--- Request ---
Please write out the lines of the data exactly, beginning with the first and ending with the line containing "(care) at (1870,1708)"; leave the pictures behind.

--- Data segment ---

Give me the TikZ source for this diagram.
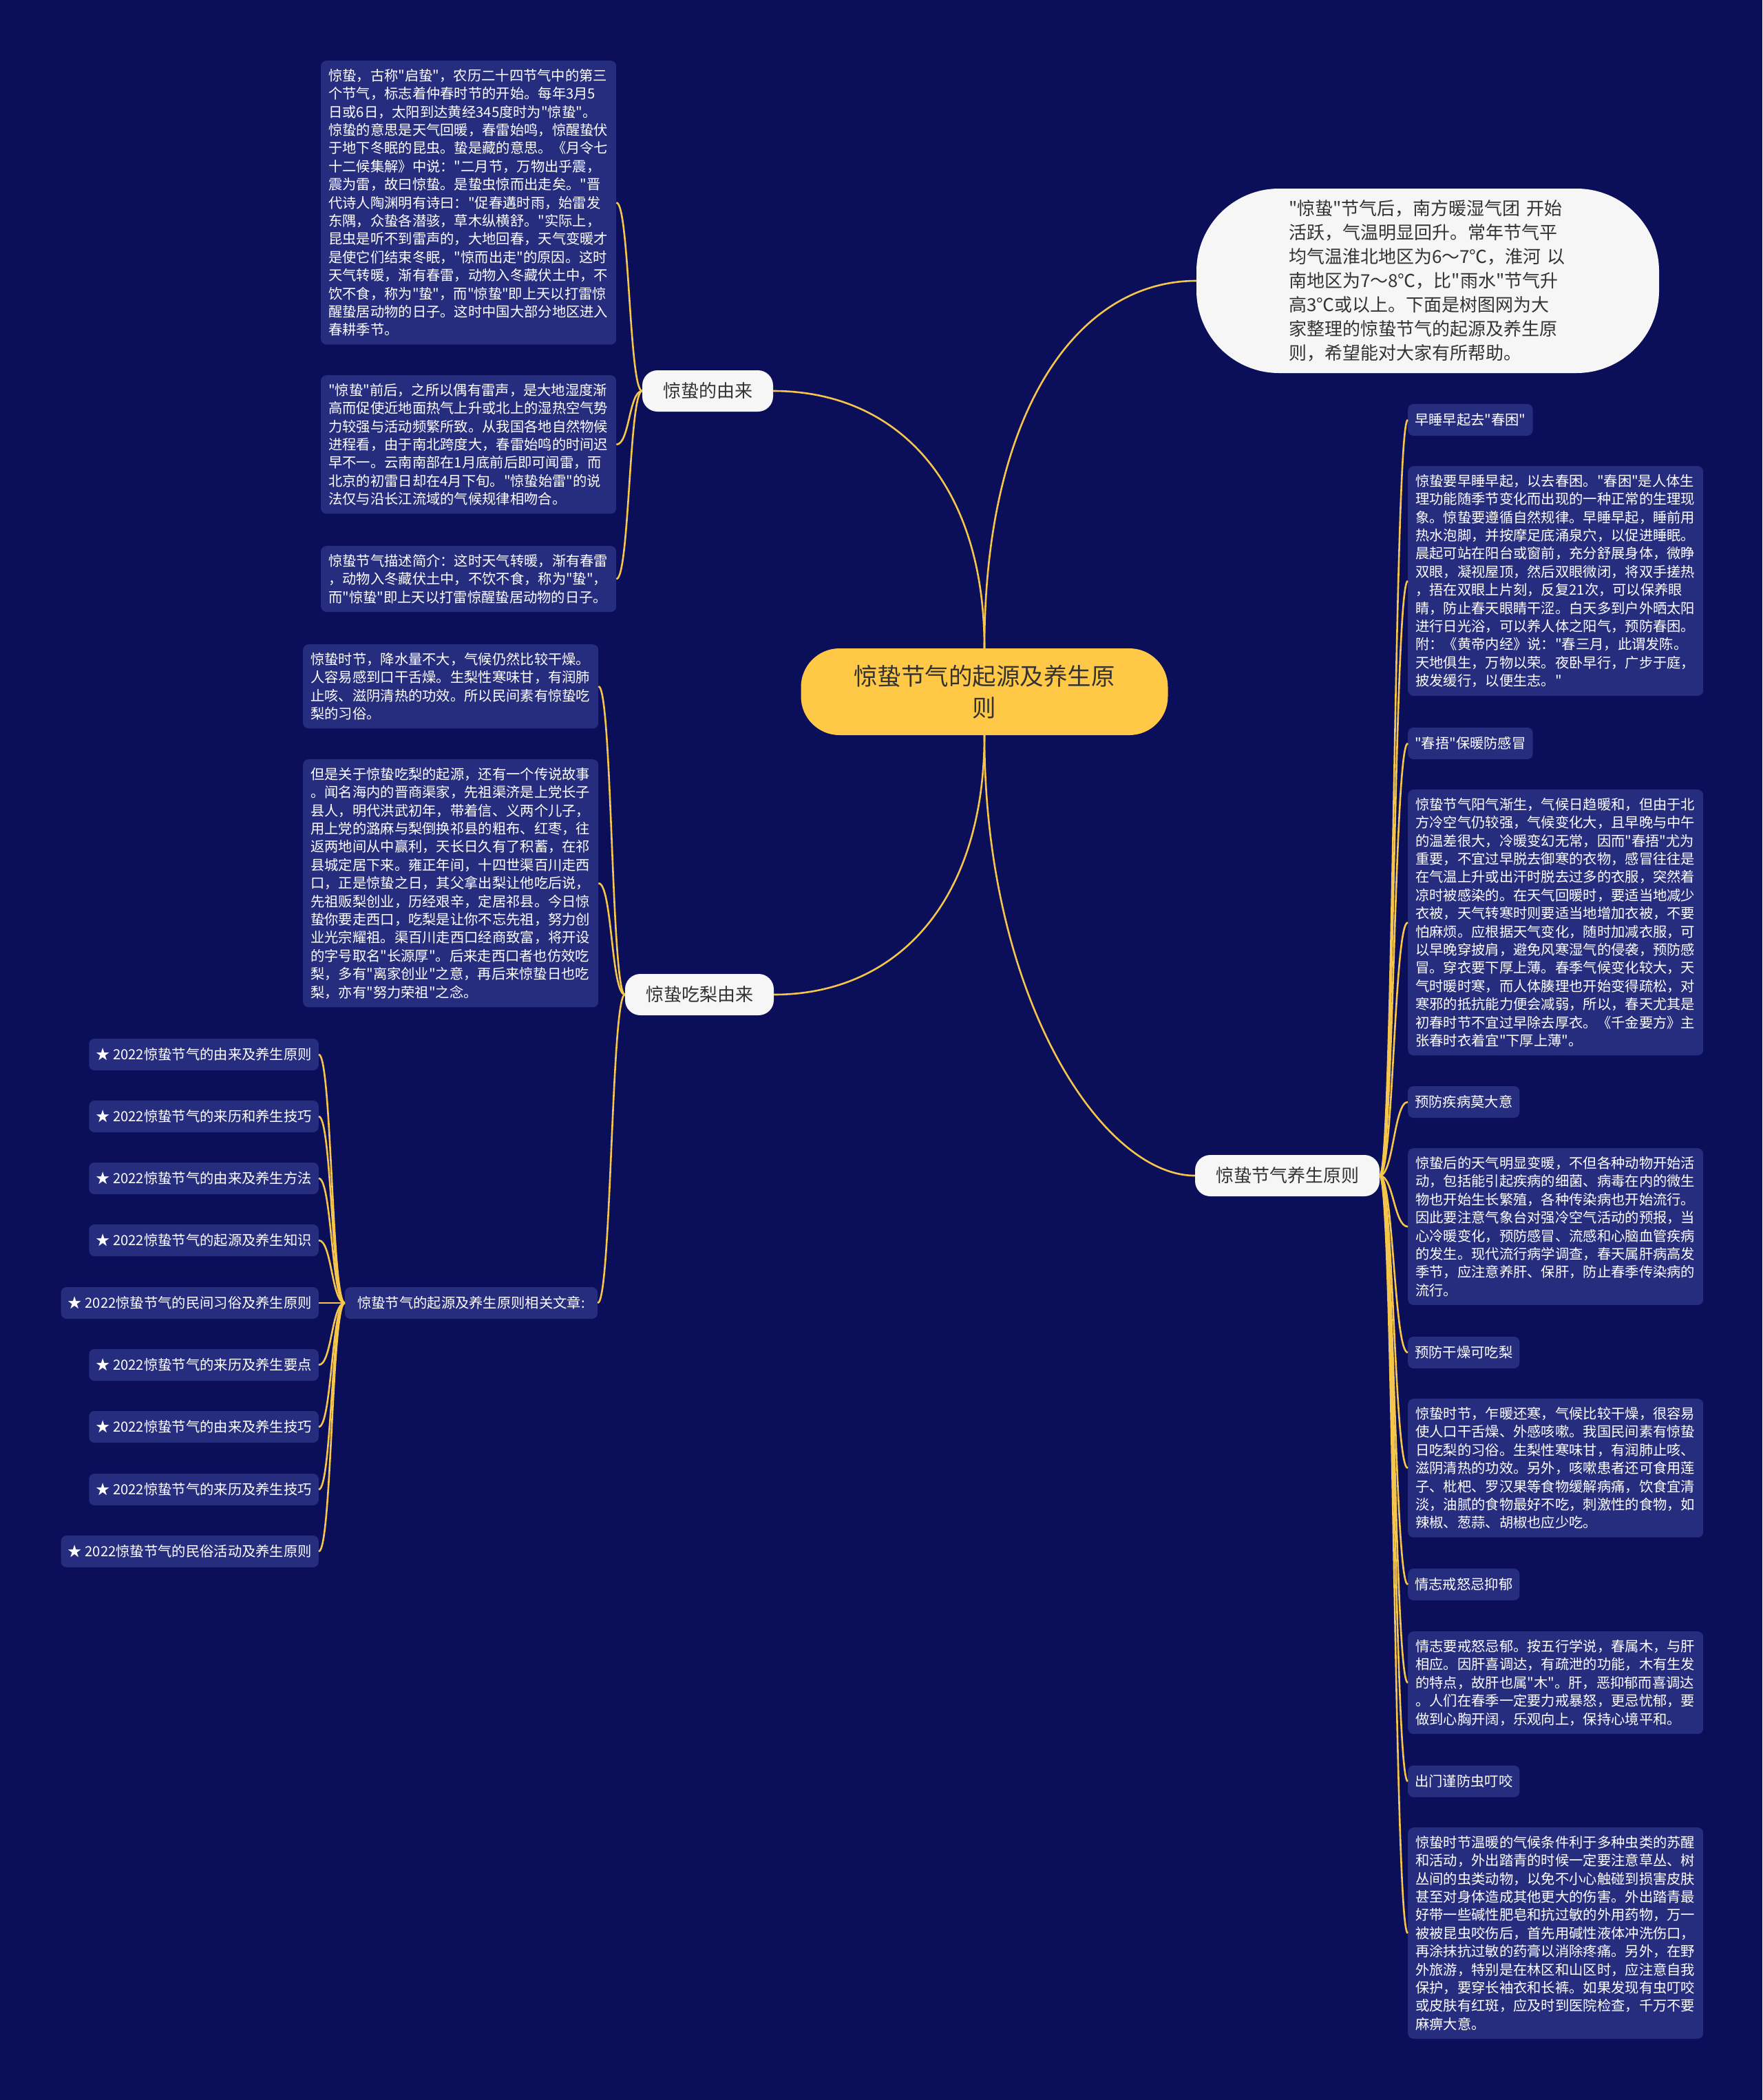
\documentclass[tikz,border=0pt]{standalone}
\usepackage{fontspec}
\setmainfont{Noto Sans CJK SC}[Ligatures=TeXOff]
\usepackage{tikz}
\setlength{\parindent}{0pt}
\definecolor{cnavy}{HTML}{0B0F5A}
\definecolor{cleaf}{HTML}{262D7E}
\definecolor{cgold}{HTML}{F6C64A}
\definecolor{croot}{HTML}{FFC847}
\definecolor{cpale}{HTML}{F6F6F6}
\definecolor{cink}{HTML}{333333}

\begin{document}
\begin{tikzpicture}[x=1pt,y=-1pt,
  leaf/.style={fill=cleaf,rounded corners=8pt,text=white,
    font=\fontsize{20.3}{26.4}\selectfont,align=left,text width=407pt,
    inner xsep=11pt,inner ysep=12pt,anchor=north west},
  tag/.style={fill=cleaf,rounded corners=8pt,text=white,
    font=\fontsize{20.3}{26.4}\selectfont,minimum height=46pt,
    inner xsep=10pt,inner ysep=0pt},
  topic/.style={fill=cpale,rounded corners=22pt,text=cink,
    font=\fontsize{26}{32}\selectfont,minimum height=60pt,inner xsep=30pt},
  link/.style={draw=cgold,line width=2.6pt}]
  \fill[cnavy] (0,0) rectangle (2560,3051);
  \useasboundingbox (0,0) rectangle (2560,3051);

  % root and main topics
  \node[fill=croot,rounded corners=56pt,text=cink,minimum width=533pt,
    minimum height=126pt,align=center,font=\fontsize{34.5}{46}\selectfont]
    (root) at (1430,1005) {惊蛰节气的起源及养生原\\则};
  \node[fill=cpale,rounded corners=120pt,text=cink,minimum width=672pt,
    minimum height=268pt,text width=404pt,align=left,
    font=\fontsize{26}{35}\selectfont] (intro) at (2074,408)
    {"惊蛰"节气后，南方暖湿气团~开始\\活跃，气温明显回升。常年节气平\\均气温淮北地区为6～7℃，淮河~以\\南地区为7～8℃，比"雨水"节气升\\高3℃或以上。下面是树图网为大\\家整理的惊蛰节气的起源及养生原\\则，希望能对大家有所帮助。};
  \node[topic] (origin) at (1028,568) {惊蛰的由来};
  \node[topic] (pear) at (1016,1445) {惊蛰吃梨由来};
  \node[topic] (care) at (1870,1708) {惊蛰节气养生原则};

  % origin
  \node[leaf] (o1) at (466,88) {惊蛰，古称"启蛰"，农历二十四节气中的第三\\个节气，标志着仲春时节的开始。每年3月5\\日或6日，太阳到达黄经345度时为"惊蛰"。\\惊蛰的意思是天气回暖，春雷始鸣，惊醒蛰伏\\于地下冬眠的昆虫。蛰是藏的意思。《月令七\\十二候集解》中说："二月节，万物出乎震，\\震为雷，故曰惊蛰。是蛰虫惊而出走矣。"晋\\代诗人陶渊明有诗曰："促春遘时雨，始雷发\\东隅，众蛰各潜骇，草木纵横舒。"实际上，\\昆虫是听不到雷声的，大地回春，天气变暖才\\是使它们结束冬眠，"惊而出走"的原因。这时\\天气转暖，渐有春雷，动物入冬藏伏土中，不\\饮不食，称为"蛰"，而"惊蛰"即上天以打雷惊\\醒蛰居动物的日子。这时中国大部分地区进入\\春耕季节。};
  \node[leaf] (o2) at (466,545) {"惊蛰"前后，之所以偶有雷声，是大地湿度渐\\高而促使近地面热气上升或北上的湿热空气势\\力较强与活动频繁所致。从我国各地自然物候\\进程看，由于南北跨度大，春雷始鸣的时间迟\\早不一。云南南部在1月底前后即可闻雷，而\\北京的初雷日却在4月下旬。"惊蛰始雷"的说\\法仅与沿长江流域的气候规律相吻合。};
  \node[leaf] (o3) at (466,793) {惊蛰节气描述简介：这时天气转暖，渐有春雷\\，动物入冬藏伏土中，不饮不食，称为"蛰"，\\而"惊蛰"即上天以打雷惊醒蛰居动物的日子。};

  % pear
  \node[leaf] (p1) at (440,936) {惊蛰时节，降水量不大，气候仍然比较干燥。\\人容易感到口干舌燥。生梨性寒味甘，有润肺\\止咳、滋阴清热的功效。所以民间素有惊蛰吃\\梨的习俗。};
  \node[leaf] (p2) at (440,1103) {但是关于惊蛰吃梨的起源，还有一个传说故事\\。闻名海内的晋商渠家，先祖渠济是上党长子\\县人，明代洪武初年，带着信、义两个儿子，\\用上党的潞麻与梨倒换祁县的粗布、红枣，往\\返两地间从中赢利，天长日久有了积蓄，在祁\\县城定居下来。雍正年间，十四世渠百川走西\\口，正是惊蛰之日，其父拿出梨让他吃后说，\\先祖贩梨创业，历经艰辛，定居祁县。今日惊\\蛰你要走西口，吃梨是让你不忘先祖，努力创\\业光宗耀祖。渠百川走西口经商致富，将开设\\的字号取名"长源厚"。后来走西口者也仿效吃\\梨，多有"离家创业"之意，再后来惊蛰日也吃\\梨，亦有"努力荣祖"之念。};
  \node[tag,minimum width=367pt] (rel) at (684.5,1893) {惊蛰节气的起源及养生原则相关文章:};

  % related articles
  \node[tag,anchor=east] (a1) at (463,1532) {★ 2022惊蛰节气的由来及养生原则};
  \node[tag,anchor=east] (a2) at (463,1622) {★ 2022惊蛰节气的来历和养生技巧};
  \node[tag,anchor=east] (a3) at (463,1712) {★ 2022惊蛰节气的由来及养生方法};
  \node[tag,anchor=east] (a4) at (463,1802) {★ 2022惊蛰节气的起源及养生知识};
  \node[tag,anchor=east] (a5) at (463,1893) {★ 2022惊蛰节气的民间习俗及养生原则};
  \node[tag,anchor=east] (a6) at (463,1983) {★ 2022惊蛰节气的来历及养生要点};
  \node[tag,anchor=east] (a7) at (463,2073) {★ 2022惊蛰节气的由来及养生技巧};
  \node[tag,anchor=east] (a8) at (463,2164) {★ 2022惊蛰节气的来历及养生技巧};
  \node[tag,anchor=east] (a9) at (463,2254) {★ 2022惊蛰节气的民俗活动及养生原则};

  % care
  \node[tag,anchor=west] (c1) at (2045,610) {早睡早起去"春困"};
  \node[leaf] (c2) at (2045,677) {惊蛰要早睡早起，以去春困。"春困"是人体生\\理功能随季节变化而出现的一种正常的生理现\\象。惊蛰要遵循自然规律。早睡早起，睡前用\\热水泡脚，并按摩足底涌泉穴，以促进睡眠。\\晨起可站在阳台或窗前，充分舒展身体，微睁\\双眼，凝视屋顶，然后双眼微闭，将双手搓热\\，捂在双眼上片刻，反复21次，可以保养眼\\睛，防止春天眼睛干涩。白天多到户外晒太阳\\进行日光浴，可以养人体之阳气，预防春困。\\附：《黄帝内经》说："春三月，此谓发陈。\\天地俱生，万物以荣。夜卧早行，广步于庭，\\披发缓行，以便生志。"};
  \node[tag,anchor=west] (c3) at (2045,1080) {"春捂"保暖防感冒};
  \node[leaf] (c4) at (2045,1147) {惊蛰节气阳气渐生，气候日趋暖和，但由于北\\方冷空气仍较强，气候变化大，且早晚与中午\\的温差很大，冷暖变幻无常，因而"春捂"尤为\\重要，不宜过早脱去御寒的衣物，感冒往往是\\在气温上升或出汗时脱去过多的衣服，突然着\\凉时被感染的。在天气回暖时，要适当地减少\\衣被，天气转寒时则要适当地增加衣被，不要\\怕麻烦。应根据天气变化，随时加减衣服，可\\以早晚穿披肩，避免风寒湿气的侵袭，预防感\\冒。穿衣要下厚上薄。春季气候变化较大，天\\气时暖时寒，而人体腠理也开始变得疏松，对\\寒邪的抵抗能力便会减弱，所以，春天尤其是\\初春时节不宜过早除去厚衣。《千金要方》主\\张春时衣着宜"下厚上薄"。};
  \node[tag,anchor=west] (c5) at (2045,1601) {预防疾病莫大意};
  \node[leaf] (c6) at (2045,1668) {惊蛰后的天气明显变暖，不但各种动物开始活\\动，包括能引起疾病的细菌、病毒在内的微生\\物也开始生长繁殖，各种传染病也开始流行。\\因此要注意气象台对强冷空气活动的预报，当\\心冷暖变化，预防感冒、流感和心脑血管疾病\\的发生。现代流行病学调查，春天属肝病高发\\季节，应注意养肝、保肝，防止春季传染病的\\流行。};
  \node[tag,anchor=west] (c7) at (2045,1965) {预防干燥可吃梨};
  \node[leaf] (c8) at (2045,2032) {惊蛰时节，乍暖还寒，气候比较干燥，很容易\\使人口干舌燥、外感咳嗽。我国民间素有惊蛰\\日吃梨的习俗。生梨性寒味甘，有润肺止咳、\\滋阴清热的功效。另外，咳嗽患者还可食用莲\\子、枇杷、罗汉果等食物缓解病痛，饮食宜清\\淡，油腻的食物最好不吃，刺激性的食物，如\\辣椒、葱蒜、胡椒也应少吃。};
  \node[tag,anchor=west] (c9) at (2045,2302) {情志戒怒忌抑郁};
  \node[leaf] (c10) at (2045,2370) {情志要戒怒忌郁。按五行学说，春属木，与肝\\相应。因肝喜调达，有疏泄的功能，木有生发\\的特点，故肝也属"木"。肝，恶抑郁而喜调达\\。人们在春季一定要力戒暴怒，更忌忧郁，要\\做到心胸开阔，乐观向上，保持心境平和。};
  \node[tag,anchor=west] (c11) at (2045,2588) {出门谨防虫叮咬};
  \node[leaf] (c12) at (2045,2655) {惊蛰时节温暖的气候条件利于多种虫类的苏醒\\和活动，外出踏青的时候一定要注意草丛、树\\丛间的虫类动物，以免不小心触碰到损害皮肤\\甚至对身体造成其他更大的伤害。外出踏青最\\好带一些碱性肥皂和抗过敏的外用药物，万一\\被被昆虫咬伤后，首先用碱性液体冲洗伤口，\\再涂抹抗过敏的药膏以消除疼痛。另外，在野\\外旅游，特别是在林区和山区时，应注意自我\\保护，要穿长袖衣和长裤。如果发现有虫叮咬\\或皮肤有红斑，应及时到医院检查，千万不要\\麻痹大意。};

  % connectors
  \draw[link] (root.north) .. controls +(0,-240) and +(180,0) .. (origin.east);
  \draw[link] (root.north) .. controls +(0,-340) and +(-175,0) .. (intro.west);
  \draw[link] (root.south) .. controls +(0,240) and +(180,0) .. (pear.east);
  \draw[link] (root.south) .. controls +(0,380) and +(-135,0) .. (care.west);

  \draw[link] (origin.west) .. controls +(-19,0) and +(19,0) .. (o1.east);
  \draw[link] (origin.west) .. controls +(-19,0) and +(19,0) .. (o2.east);
  \draw[link] (origin.west) .. controls +(-19,0) and +(19,0) .. (o3.east);

  \draw[link] (pear.west) .. controls +(-20,0) and +(20,0) .. (p1.east);
  \draw[link] (pear.west) .. controls +(-20,0) and +(20,0) .. (p2.east);
  \draw[link] (pear.west) .. controls +(-20,0) and +(20,0) .. (rel.east);

  \draw[link] (rel.west) .. controls +(-19,0) and +(19,0) .. (a1.east);
  \draw[link] (rel.west) .. controls +(-19,0) and +(19,0) .. (a2.east);
  \draw[link] (rel.west) .. controls +(-19,0) and +(19,0) .. (a3.east);
  \draw[link] (rel.west) .. controls +(-19,0) and +(19,0) .. (a4.east);
  \draw[link] (rel.west) -- (a5.east);
  \draw[link] (rel.west) .. controls +(-19,0) and +(19,0) .. (a6.east);
  \draw[link] (rel.west) .. controls +(-19,0) and +(19,0) .. (a7.east);
  \draw[link] (rel.west) .. controls +(-19,0) and +(19,0) .. (a8.east);
  \draw[link] (rel.west) .. controls +(-19,0) and +(19,0) .. (a9.east);

  \draw[link] (care.east) .. controls +(20,0) and +(-20,0) .. (c1.west);
  \draw[link] (care.east) .. controls +(20,0) and +(-20,0) .. (c2.west);
  \draw[link] (care.east) .. controls +(20,0) and +(-20,0) .. (c3.west);
  \draw[link] (care.east) .. controls +(20,0) and +(-20,0) .. (c4.west);
  \draw[link] (care.east) .. controls +(20,0) and +(-20,0) .. (c5.west);
  \draw[link] (care.east) .. controls +(20,0) and +(-20,0) .. (c6.west);
  \draw[link] (care.east) .. controls +(20,0) and +(-20,0) .. (c7.west);
  \draw[link] (care.east) .. controls +(20,0) and +(-20,0) .. (c8.west);
  \draw[link] (care.east) .. controls +(20,0) and +(-20,0) .. (c9.west);
  \draw[link] (care.east) .. controls +(20,0) and +(-20,0) .. (c10.west);
  \draw[link] (care.east) .. controls +(20,0) and +(-20,0) .. (c11.west);
  \draw[link] (care.east) .. controls +(20,0) and +(-20,0) .. (c12.west);
\end{tikzpicture}
\end{document}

--- Response for this exercise ---
Give me the TikZ source for this diagram.
\documentclass[tikz,border=0pt]{standalone}
\usepackage{fontspec}
\setmainfont{Noto Sans CJK SC}[Ligatures=TeXOff]
\usepackage{tikz}
\setlength{\parindent}{0pt}
\definecolor{cnavy}{HTML}{0B0F5A}
\definecolor{cleaf}{HTML}{262D7E}
\definecolor{cgold}{HTML}{F6C64A}
\definecolor{croot}{HTML}{FFC847}
\definecolor{cpale}{HTML}{F6F6F6}
\definecolor{cink}{HTML}{333333}

\begin{document}
\begin{tikzpicture}[x=1pt,y=-1pt,
  leaf/.style={fill=cleaf,rounded corners=8pt,text=white,
    font=\fontsize{20.3}{26.4}\selectfont,align=left,text width=407pt,
    inner xsep=11pt,inner ysep=12pt,anchor=north west},
  tag/.style={fill=cleaf,rounded corners=8pt,text=white,
    font=\fontsize{20.3}{26.4}\selectfont,minimum height=46pt,
    inner xsep=10pt,inner ysep=0pt},
  topic/.style={fill=cpale,rounded corners=22pt,text=cink,
    font=\fontsize{26}{32}\selectfont,minimum height=60pt,inner xsep=30pt},
  link/.style={draw=cgold,line width=2.6pt}]
  \fill[cnavy] (0,0) rectangle (2560,3051);
  \useasboundingbox (0,0) rectangle (2560,3051);

  % root and main topics
  \node[fill=croot,rounded corners=56pt,text=cink,minimum width=533pt,
    minimum height=126pt,align=center,font=\fontsize{34.5}{46}\selectfont]
    (root) at (1430,1005) {惊蛰节气的起源及养生原\\则};
  \node[fill=cpale,rounded corners=120pt,text=cink,minimum width=672pt,
    minimum height=268pt,text width=404pt,align=left,
    font=\fontsize{26}{35}\selectfont] (intro) at (2074,408)
    {"惊蛰"节气后，南方暖湿气团~开始\\活跃，气温明显回升。常年节气平\\均气温淮北地区为6～7℃，淮河~以\\南地区为7～8℃，比"雨水"节气升\\高3℃或以上。下面是树图网为大\\家整理的惊蛰节气的起源及养生原\\则，希望能对大家有所帮助。};
  \node[topic] (origin) at (1028,568) {惊蛰的由来};
  \node[topic] (pear) at (1016,1445) {惊蛰吃梨由来};
  \node[topic] (care) at (1870,1708) {惊蛰节气养生原则};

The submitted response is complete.